Make an exact copy of the lines, leaving the pictures out.
+++ Data block +++
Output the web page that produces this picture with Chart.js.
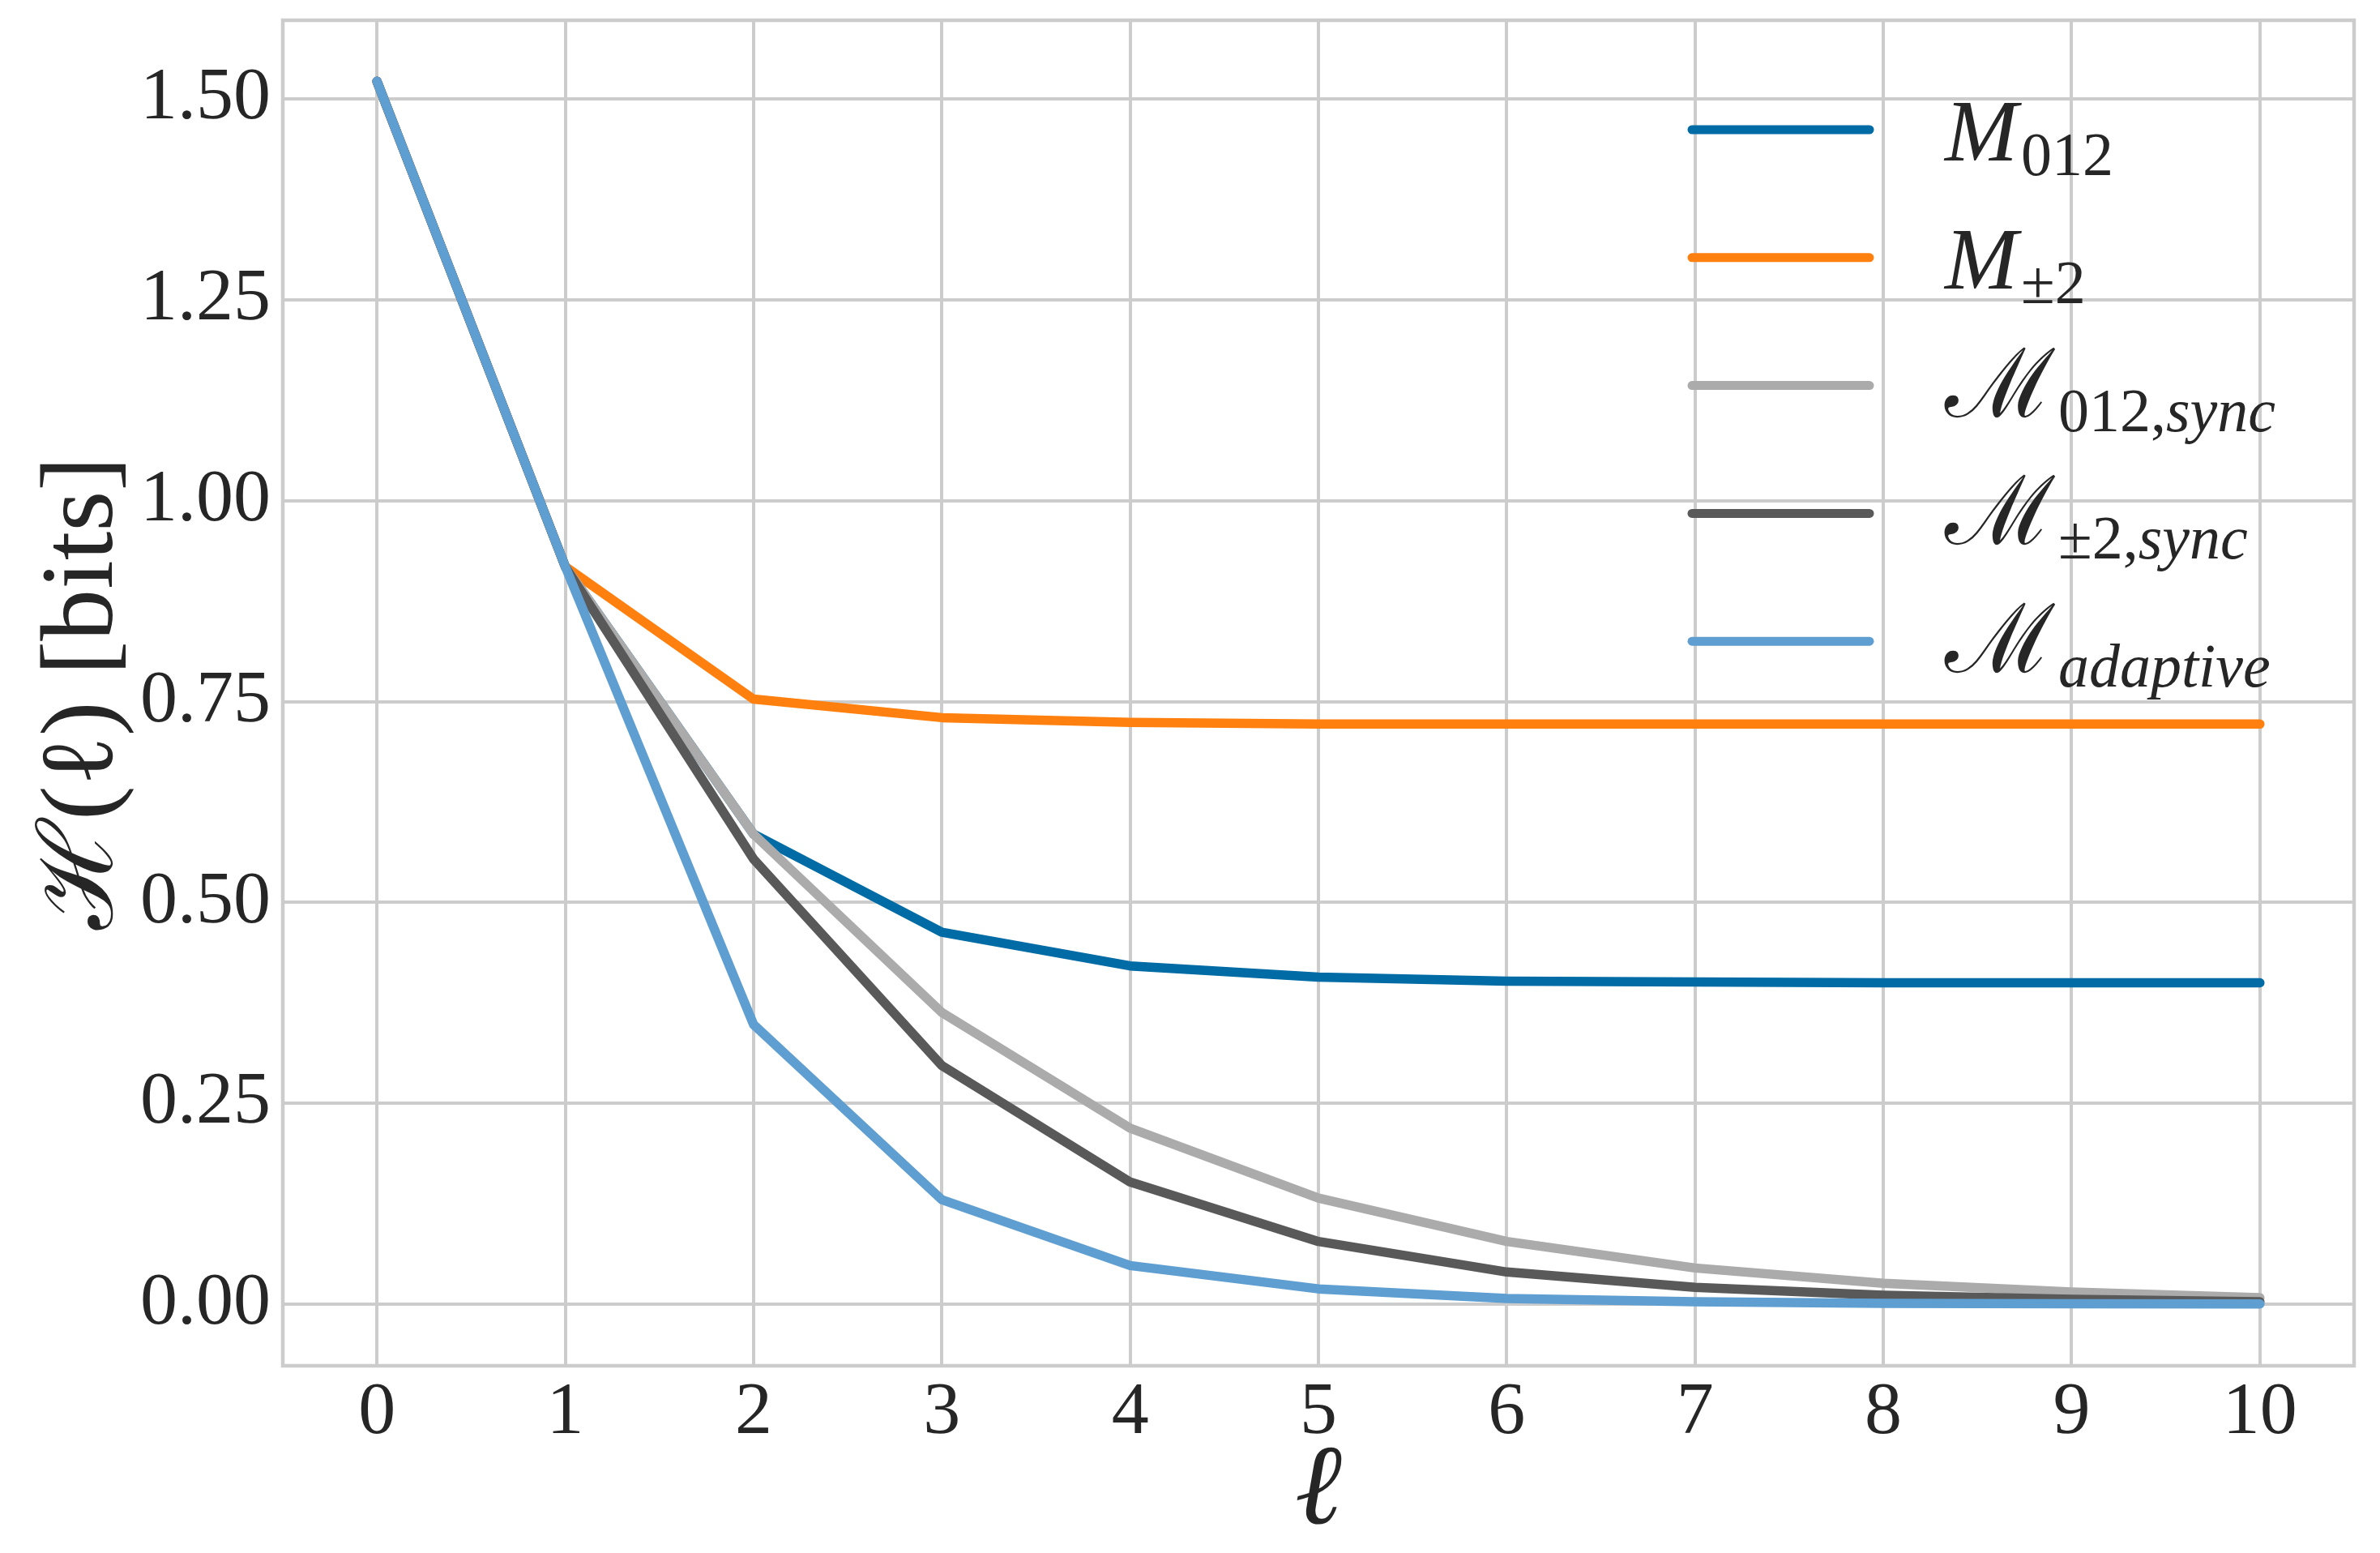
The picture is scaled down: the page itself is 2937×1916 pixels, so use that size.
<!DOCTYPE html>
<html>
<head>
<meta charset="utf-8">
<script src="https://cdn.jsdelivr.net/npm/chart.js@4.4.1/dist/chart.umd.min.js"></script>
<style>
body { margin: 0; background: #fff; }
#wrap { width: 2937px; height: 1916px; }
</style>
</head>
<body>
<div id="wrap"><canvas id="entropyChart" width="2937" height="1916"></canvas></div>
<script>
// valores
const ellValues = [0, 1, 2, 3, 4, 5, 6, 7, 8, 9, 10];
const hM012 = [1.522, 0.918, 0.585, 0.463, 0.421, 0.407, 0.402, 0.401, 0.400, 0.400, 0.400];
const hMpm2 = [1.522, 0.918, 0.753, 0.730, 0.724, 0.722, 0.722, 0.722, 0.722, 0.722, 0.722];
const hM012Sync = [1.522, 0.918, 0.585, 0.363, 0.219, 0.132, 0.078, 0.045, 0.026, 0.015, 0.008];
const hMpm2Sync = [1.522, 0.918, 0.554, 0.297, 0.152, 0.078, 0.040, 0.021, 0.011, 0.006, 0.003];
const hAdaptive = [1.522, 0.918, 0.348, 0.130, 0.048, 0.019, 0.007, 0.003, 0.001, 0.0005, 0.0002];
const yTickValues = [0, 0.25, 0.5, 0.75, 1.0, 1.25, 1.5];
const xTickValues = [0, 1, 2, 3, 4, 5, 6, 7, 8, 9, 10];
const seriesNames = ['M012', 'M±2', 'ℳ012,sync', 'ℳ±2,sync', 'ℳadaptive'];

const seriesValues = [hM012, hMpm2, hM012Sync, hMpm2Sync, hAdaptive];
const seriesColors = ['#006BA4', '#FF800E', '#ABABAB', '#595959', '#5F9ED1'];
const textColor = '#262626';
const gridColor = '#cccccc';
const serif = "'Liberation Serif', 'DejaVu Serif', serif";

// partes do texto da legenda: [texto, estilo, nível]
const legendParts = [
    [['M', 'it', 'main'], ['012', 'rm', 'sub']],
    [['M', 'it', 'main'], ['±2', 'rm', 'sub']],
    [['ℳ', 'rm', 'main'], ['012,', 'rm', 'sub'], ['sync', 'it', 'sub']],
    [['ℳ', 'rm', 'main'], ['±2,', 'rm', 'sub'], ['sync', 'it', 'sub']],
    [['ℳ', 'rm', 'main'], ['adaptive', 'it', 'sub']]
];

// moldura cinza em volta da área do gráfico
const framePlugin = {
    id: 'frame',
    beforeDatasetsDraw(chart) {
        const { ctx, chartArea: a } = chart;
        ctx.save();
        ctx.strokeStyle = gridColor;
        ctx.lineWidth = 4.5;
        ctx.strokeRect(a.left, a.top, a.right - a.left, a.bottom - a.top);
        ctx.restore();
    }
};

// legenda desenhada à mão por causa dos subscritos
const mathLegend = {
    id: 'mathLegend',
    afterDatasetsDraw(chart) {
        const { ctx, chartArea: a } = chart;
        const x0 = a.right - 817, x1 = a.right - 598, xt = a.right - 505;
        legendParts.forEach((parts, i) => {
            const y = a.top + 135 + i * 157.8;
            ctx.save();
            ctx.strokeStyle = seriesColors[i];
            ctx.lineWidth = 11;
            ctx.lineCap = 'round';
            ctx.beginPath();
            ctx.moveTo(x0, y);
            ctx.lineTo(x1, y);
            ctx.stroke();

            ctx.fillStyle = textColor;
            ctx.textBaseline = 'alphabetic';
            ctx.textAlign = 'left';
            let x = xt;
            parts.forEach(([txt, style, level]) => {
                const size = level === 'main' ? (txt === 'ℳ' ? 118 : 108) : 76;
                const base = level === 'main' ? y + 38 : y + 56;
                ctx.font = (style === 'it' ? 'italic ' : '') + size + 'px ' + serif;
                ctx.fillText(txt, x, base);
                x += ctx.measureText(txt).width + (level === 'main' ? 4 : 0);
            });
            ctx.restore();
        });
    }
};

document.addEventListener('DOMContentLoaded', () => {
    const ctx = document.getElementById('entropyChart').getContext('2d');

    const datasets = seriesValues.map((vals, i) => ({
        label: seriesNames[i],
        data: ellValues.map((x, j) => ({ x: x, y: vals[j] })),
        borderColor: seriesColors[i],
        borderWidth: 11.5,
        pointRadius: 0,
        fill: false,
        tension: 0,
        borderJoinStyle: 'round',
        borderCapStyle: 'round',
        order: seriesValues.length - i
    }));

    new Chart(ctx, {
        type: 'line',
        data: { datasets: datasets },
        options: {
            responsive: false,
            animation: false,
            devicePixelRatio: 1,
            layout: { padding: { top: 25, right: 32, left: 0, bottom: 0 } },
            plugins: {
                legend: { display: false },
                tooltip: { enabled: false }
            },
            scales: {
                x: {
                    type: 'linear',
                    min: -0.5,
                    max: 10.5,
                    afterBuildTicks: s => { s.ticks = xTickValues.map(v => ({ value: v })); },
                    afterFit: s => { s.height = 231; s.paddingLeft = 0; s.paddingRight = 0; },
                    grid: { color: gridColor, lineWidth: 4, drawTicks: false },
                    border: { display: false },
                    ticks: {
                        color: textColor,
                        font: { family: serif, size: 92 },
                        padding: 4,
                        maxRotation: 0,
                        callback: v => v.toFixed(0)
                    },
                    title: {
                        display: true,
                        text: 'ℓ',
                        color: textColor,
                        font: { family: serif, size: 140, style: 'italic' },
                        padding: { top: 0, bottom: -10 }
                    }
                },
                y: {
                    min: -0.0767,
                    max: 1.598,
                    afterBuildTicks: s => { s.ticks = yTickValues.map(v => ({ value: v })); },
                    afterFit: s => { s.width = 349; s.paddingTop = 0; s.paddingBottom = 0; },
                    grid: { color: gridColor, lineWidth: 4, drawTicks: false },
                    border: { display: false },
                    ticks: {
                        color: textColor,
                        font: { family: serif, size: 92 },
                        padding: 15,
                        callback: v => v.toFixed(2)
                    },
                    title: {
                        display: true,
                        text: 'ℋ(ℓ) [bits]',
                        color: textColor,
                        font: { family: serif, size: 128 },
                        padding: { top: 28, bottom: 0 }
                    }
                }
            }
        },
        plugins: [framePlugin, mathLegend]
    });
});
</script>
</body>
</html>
+++
=== Response for this exercise ===
Output the web page that produces this picture with Chart.js.
The picture is scaled down: the page itself is 2937×1916 pixels, so use that size.
<!DOCTYPE html>
<html>
<head>
<meta charset="utf-8">
<script src="https://cdn.jsdelivr.net/npm/chart.js@4.4.1/dist/chart.umd.min.js"></script>
<style>
body { margin: 0; background: #fff; }
#wrap { width: 2937px; height: 1916px; }
</style>
</head>
<body>
<div id="wrap"><canvas id="entropyChart" width="2937" height="1916"></canvas></div>
<script>
// valores
const ellValues = [0, 1, 2, 3, 4, 5, 6, 7, 8, 9, 10];
const hM012 = [1.522, 0.918, 0.585, 0.463, 0.421, 0.407, 0.402, 0.401, 0.400, 0.400, 0.400];
const hMpm2 = [1.522, 0.918, 0.753, 0.730, 0.724, 0.722, 0.722, 0.722, 0.722, 0.722, 0.722];
const hM012Sync = [1.522, 0.918, 0.585, 0.363, 0.219, 0.132, 0.078, 0.045, 0.026, 0.015, 0.008];
const hMpm2Sync = [1.522, 0.918, 0.554, 0.297, 0.152, 0.078, 0.040, 0.021, 0.011, 0.006, 0.003];
const hAdaptive = [1.522, 0.918, 0.348, 0.130, 0.048, 0.019, 0.007, 0.003, 0.001, 0.0005, 0.0002];
const yTickValues = [0, 0.25, 0.5, 0.75, 1.0, 1.25, 1.5];
const xTickValues = [0, 1, 2, 3, 4, 5, 6, 7, 8, 9, 10];
const seriesNames = ['M012', 'M±2', 'ℳ012,sync', 'ℳ±2,sync', 'ℳadaptive'];

const seriesValues = [hM012, hMpm2, hM012Sync, hMpm2Sync, hAdaptive];
const seriesColors = ['#006BA4', '#FF800E', '#ABABAB', '#595959', '#5F9ED1'];
const textColor = '#262626';
const gridColor = '#cccccc';
const serif = "'Liberation Serif', 'DejaVu Serif', serif";

// partes do texto da legenda: [texto, estilo, nível]
const legendParts = [
    [['M', 'it', 'main'], ['012', 'rm', 'sub']],
    [['M', 'it', 'main'], ['±2', 'rm', 'sub']],
    [['ℳ', 'rm', 'main'], ['012,', 'rm', 'sub'], ['sync', 'it', 'sub']],
    [['ℳ', 'rm', 'main'], ['±2,', 'rm', 'sub'], ['sync', 'it', 'sub']],
    [['ℳ', 'rm', 'main'], ['adaptive', 'it', 'sub']]
];

// moldura cinza em volta da área do gráfico
const framePlugin = {
    id: 'frame',
    beforeDatasetsDraw(chart) {
        const { ctx, chartArea: a } = chart;
        ctx.save();
        ctx.strokeStyle = gridColor;
        ctx.lineWidth = 4.5;
        ctx.strokeRect(a.left, a.top, a.right - a.left, a.bottom - a.top);
        ctx.restore();
    }
};

// legenda desenhada à mão por causa dos subscritos
const mathLegend = {
    id: 'mathLegend',
    afterDatasetsDraw(chart) {
        const { ctx, chartArea: a } = chart;
        const x0 = a.right - 817, x1 = a.right - 598, xt = a.right - 505;
        legendParts.forEach((parts, i) => {
            const y = a.top + 135 + i * 157.8;
            ctx.save();
            ctx.strokeStyle = seriesColors[i];
            ctx.lineWidth = 11;
            ctx.lineCap = 'round';
            ctx.beginPath();
            ctx.moveTo(x0, y);
            ctx.lineTo(x1, y);
            ctx.stroke();

            ctx.fillStyle = textColor;
            ctx.textBaseline = 'alphabetic';
            ctx.textAlign = 'left';
            let x = xt;
            parts.forEach(([txt, style, level]) => {
                const size = level === 'main' ? (txt === 'ℳ' ? 118 : 108) : 76;
                const base = level === 'main' ? y + 38 : y + 56;
                ctx.font = (style === 'it' ? 'italic ' : '') + size + 'px ' + serif;
                ctx.fillText(txt, x, base);
                x += ctx.measureText(txt).width + (level === 'main' ? 4 : 0);
            });
            ctx.restore();
        });
    }
};

document.addEventListener('DOMContentLoaded', () => {
    const ctx = document.getElementById('entropyChart').getContext('2d');

    const datasets = seriesValues.map((vals, i) => ({
        label: seriesNames[i],
        data: ellValues.map((x, j) => ({ x: x, y: vals[j] })),
        borderColor: seriesColors[i],
        borderWidth: 11.5,
        pointRadius: 0,
        fill: false,
        tension: 0,
        borderJoinStyle: 'round',
        borderCapStyle: 'round',
        order: seriesValues.length - i
    }));

    new Chart(ctx, {
        type: 'line',
        data: { datasets: datasets },
        options: {
            responsive: false,
            animation: false,
            devicePixelRatio: 1,
            layout: { padding: { top: 25, right: 32, left: 0, bottom: 0 } },
            plugins: {
                legend: { display: false },
                tooltip: { enabled: false }
            },
            scales: {
                x: {
                    type: 'linear',
                    min: -0.5,
                    max: 10.5,
                    afterBuildTicks: s => { s.ticks = xTickValues.map(v => ({ value: v })); },
                    afterFit: s => { s.height = 231; s.paddingLeft = 0; s.paddingRight = 0; },
                    grid: { color: gridColor, lineWidth: 4, drawTicks: false },
                    border: { display: false },
                    ticks: {
                        color: textColor,
                        font: { family: serif, size: 92 },
                        padding: 4,
                        maxRotation: 0,
                        callback: v => v.toFixed(0)
                    },
                    title: {
                        display: true,
                        text: 'ℓ',
                        color: textColor,
                        font: { family: serif, size: 140, style: 'italic' },
                        padding: { top: 0, bottom: -10 }
                    }
                },
                y: {
                    min: -0.0767,
                    max: 1.598,
                    afterBuildTicks: s => { s.ticks = yTickValues.map(v => ({ value: v })); },
                    afterFit: s => { s.width = 349; s.paddingTop = 0; s.paddingBottom = 0; },
                    grid: { color: gridColor, lineWidth: 4, drawTicks: false },
                    border: { display: false },
                    ticks: {
                        color: textColor,
                        font: { family: serif, size: 92 },
                        padding: 15,
                        callback: v => v.toFixed(2)
                    },
                    title: {
                        display: true,
                        text: 'ℋ(ℓ) [bits]',
                        color: textColor,
                        font: { family: serif, size: 128 },
                        padding: { top: 28, bottom: 0 }
                    }
                }
            }
        },
        plugins: [framePlugin, mathLegend]
    });
});
</script>
</body>
</html>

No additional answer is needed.